Tallying the Toll of COVID-19

Art Student’s ‘Accounting’ Makes Toll Visible
By Sala Levin ’10 | Photo courtesy of ELIZABETH KATT

As the numbers of Americans dying of COVID-19 continued to climb, Elizabeth Katt MFA ’22 struggled to visualize the loss. What does 100,000—of anything—look like? What about 200,000? 400,000?

For her ongoing livestreamed project, “an accounting,” Katt is turning intangible numbers into something plain to see: She sits in a bare-bones studio and tallies one mark on adding machine tape for every American felled by the virus, according to data from Worldometer.

Katt has divided the project into long sessions. “Part of (the project) is the time it takes,” she says. Add to that the discomfort of sitting on an unpadded stool for hours. “I knew I wanted it to be a grind because (living through the pandemic) has been a grind,” Katt says.

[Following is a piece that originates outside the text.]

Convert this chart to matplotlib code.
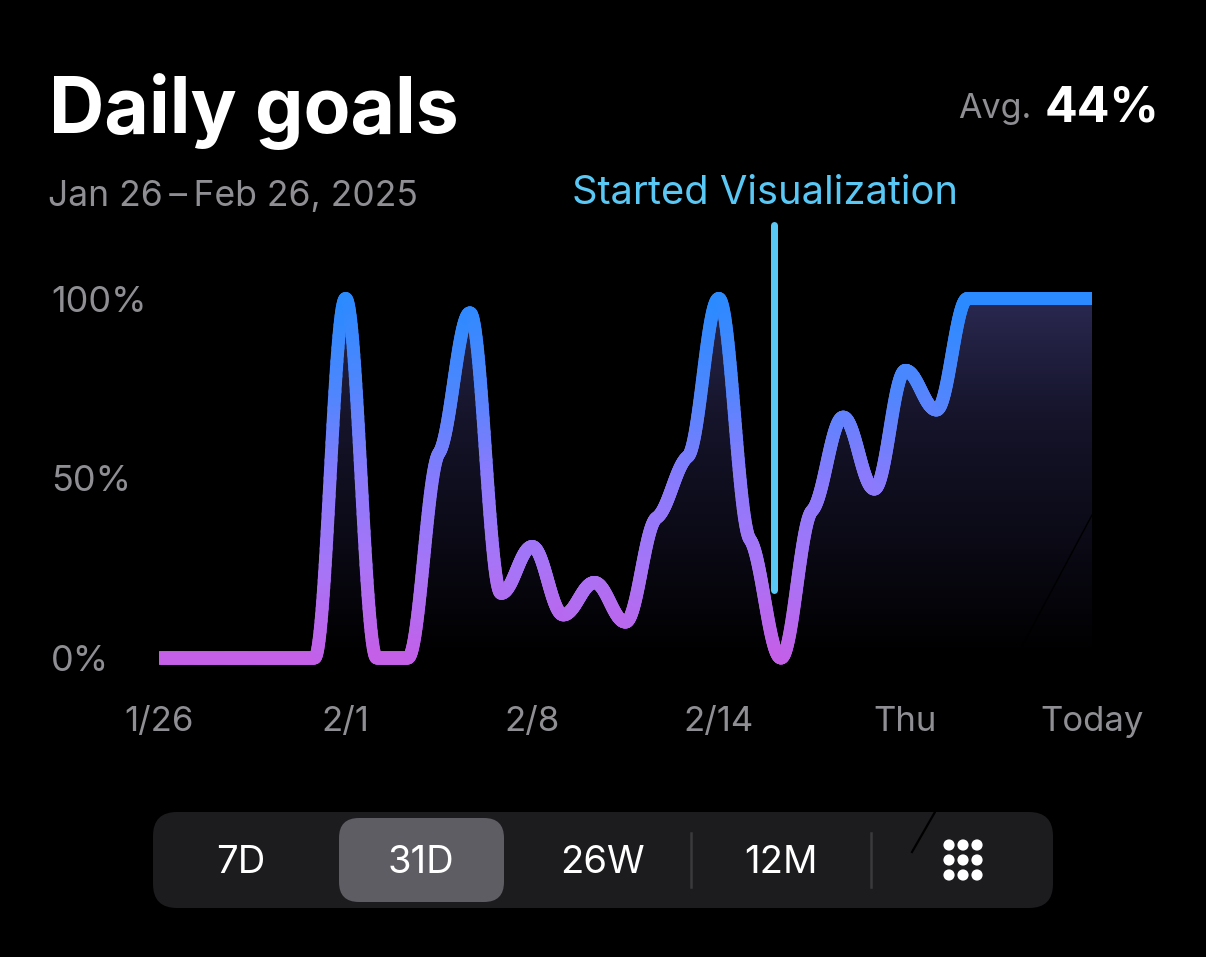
import numpy as np
import matplotlib
matplotlib.use("Agg")
import matplotlib.pyplot as plt
from matplotlib.collections import LineCollection
from matplotlib.colors import LinearSegmentedColormap
from matplotlib.patches import FancyBboxPatch, Circle

title = "Daily goals"
subtitle = "Jan 26\u2009–\u2009Feb 26, 2025"
avg_label = "Avg."
avg_value = "44%"
note_label = "Started Visualization"
days = list(range(31))
goal_pct = [0, 0, 0, 0, 0, 0, 100, 0, 0, 57, 96, 18, 31, 12, 21, 10, 39, 56, 100, 33,
            0, 41, 67, 47, 80, 69, 100, 100, 100, 100, 100]
x_tick_pos = [0, 6, 12, 18, 24, 30]
x_tick_labels = ["1/26", "2/1", "2/8", "2/14", "Thu", "Today"]
y_tick_pos = [0, 50, 100]
y_tick_labels = ["0%", "50%", "100%"]
note_x = 19.77
note_y = [19, 120.5]
buttons = ["7D", "31D", "26W", "12M"]

W, H = 1206, 957
FONT = "Inter"
GREY = "#8e8e93"
plt.rcParams["font.family"] = [FONT, "DejaVu Sans"]


def smooth(x, y, per=60, a=0.38, tan=0.25):
    # Bezier segments through the daily values, nearly flat at every point
    x, y = np.asarray(x, float), np.asarray(y, float)
    h = np.diff(x)
    d = np.diff(y) / h
    m = np.zeros_like(y)
    for i in range(1, len(y) - 1):
        if d[i - 1] * d[i] > 0:
            m[i] = tan * 2 * d[i - 1] * d[i] / (d[i - 1] + d[i])
    xs, ys = [], []
    t = np.linspace(0, 1, per, endpoint=False)
    b0, b1, b2, b3 = (1 - t) ** 3, 3 * t * (1 - t) ** 2, 3 * t ** 2 * (1 - t), t ** 3
    for i in range(len(h)):
        p1x, p1y = x[i] + a * h[i], y[i] + a * h[i] * m[i]
        p2x, p2y = x[i + 1] - a * h[i], y[i + 1] - a * h[i] * m[i + 1]
        xs.append(b0 * x[i] + b1 * p1x + b2 * p2x + b3 * x[i + 1])
        ys.append(b0 * y[i] + b1 * p1y + b2 * p2y + b3 * y[i + 1])
    return np.r_[np.concatenate(xs), x[-1]], np.r_[np.concatenate(ys), y[-1]]


fig = plt.figure(figsize=(W / 100, H / 100), dpi=100, facecolor="black")

# pixel-space layer for the interface furniture
ui = fig.add_axes([0, 0, 1, 1], zorder=0)
ui.set_xlim(0, W)
ui.set_ylim(H, 0)
ui.axis("off")

# chart axes: x 0..30 -> 159..1092 px, y 0..100 -> 658..298.5 px
px_top, px_bot = 205, 700
ppu = (658 - 298.5) / 100
ax = fig.add_axes([159 / W, 1 - px_bot / H, (1092 - 159) / W, (px_bot - px_top) / H],
                  facecolor="none", zorder=1)
ax.set_xlim(0, 30)
ax.set_ylim((658 - px_bot) / ppu, (658 - px_top) / ppu)
for s in ax.spines.values():
    s.set_visible(False)

sx, sy = smooth(days, goal_pct)

# area gradient
area_cmap = LinearSegmentedColormap.from_list("area", ["#000000", "#0b0a16", "#15142a", "#2a2850"])
im = ax.imshow(np.linspace(100, 0, 256).reshape(-1, 1), extent=[0, 30, 0, 100], aspect="auto",
               cmap=area_cmap, vmin=0, vmax=100, zorder=1)
poly = ax.fill_between(sx, 0, sy, color="none")
im.set_clip_path(poly.get_paths()[0], transform=ax.transData)
ax.set_xlim(0, 30)
ax.set_ylim((658 - px_bot) / ppu, (658 - px_top) / ppu)

# gradient line
line_cmap = LinearSegmentedColormap.from_list(
    "line", ["#c45fe8", "#a874f6", "#8a7afc", "#4f86fd", "#2b8aff"])
pts = np.column_stack([sx, sy])
segs = np.stack([pts[:-1], pts[1:]], axis=1)
lc = LineCollection(segs, cmap=line_cmap, norm=plt.Normalize(0, 100), linewidths=13 * 0.72,
                    capstyle="round", joinstyle="round", zorder=3)
lc.set_array((sy[:-1] + sy[1:]) / 2)
lc.set_snap(False)
ax.add_collection(lc)

# marker
ax.plot([note_x, note_x], note_y, color="#5ac8f5", lw=7 * 0.72, solid_capstyle="round", zorder=4, clip_on=False)
ui.text(765, 194, note_label, color="#5ac8f5", fontsize=28.7, ha="center", va="center")

# ticks
ax.set_xticks(x_tick_pos, x_tick_labels)
ax.set_yticks(y_tick_pos, y_tick_labels)
ax.tick_params(axis="both", length=0, labelcolor=GREY, labelsize=25)
ax.tick_params(axis="y", pad=108 * 0.72, labelsize=26)
for t in ax.get_yticklabels():
    t.set_ha("left")
ax.xaxis.set_tick_params(pad=4.5)

# image scratches
fig.add_artist(plt.Line2D([1092 / W, 1020 / W], [1 - 515 / H, 1 - 650 / H], color="#000000", lw=1.0, zorder=6))

# headings
ui.text(49, 111, title, color="white", fontsize=55.3, fontweight="bold", ha="left", va="center")
ui.text(48, 197, subtitle, color=GREY, fontsize=25.6, ha="left", va="center")
ui.text(1031, 109, avg_label, color=GREY, fontsize=24.5, ha="right", va="center")
ui.text(1159, 109, avg_value, color="white", fontsize=35, fontweight="bold", ha="right", va="center")

# segmented control
ui.add_patch(FancyBboxPatch((153 + 24, 812 + 24), 900 - 48, 96 - 48, boxstyle="round,pad=24",
                            fc="#1c1c1f", ec="none"))
ui.add_patch(FancyBboxPatch((339 + 20, 818 + 20), 165 - 40, 84 - 40, boxstyle="round,pad=20",
                            fc="#5e5d63", ec="none"))
for bx, label in zip([241, 421, 602, 781], buttons):
    ui.text(bx, 863, label, color="white", fontsize=27.5, ha="center", va="center")
for sep in [691, 871]:
    ui.plot([sep, sep], [833, 887], color="#3a3a3d", lw=1.8)
for dy in [845, 860, 875]:
    for dx in [949, 963, 977]:
        ui.add_patch(Circle((dx, dy), 5.6, fc="white", ec="none"))
ui.plot([935, 912], [812, 852], color="#000000", lw=1.6)

fig.savefig("out.png", dpi=100, facecolor="black")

A former nurse who served in the U.S. Air Force, Katt knows what it means to keep company with the dying. After leaving the Air Force, Katt “started to consider things I had always wanted to do and art-making was what was calling me,” she says.

The isolation of her work mirrors what many people have felt while staying at home, says Justin Strom, associate professor of art and Katt’s adviser. “There’s very little opportunity to go out in galleries or museums and show something like this,” he says. “Reflecting that solitude she had to do to perform this was appropriate for the piece in the end.”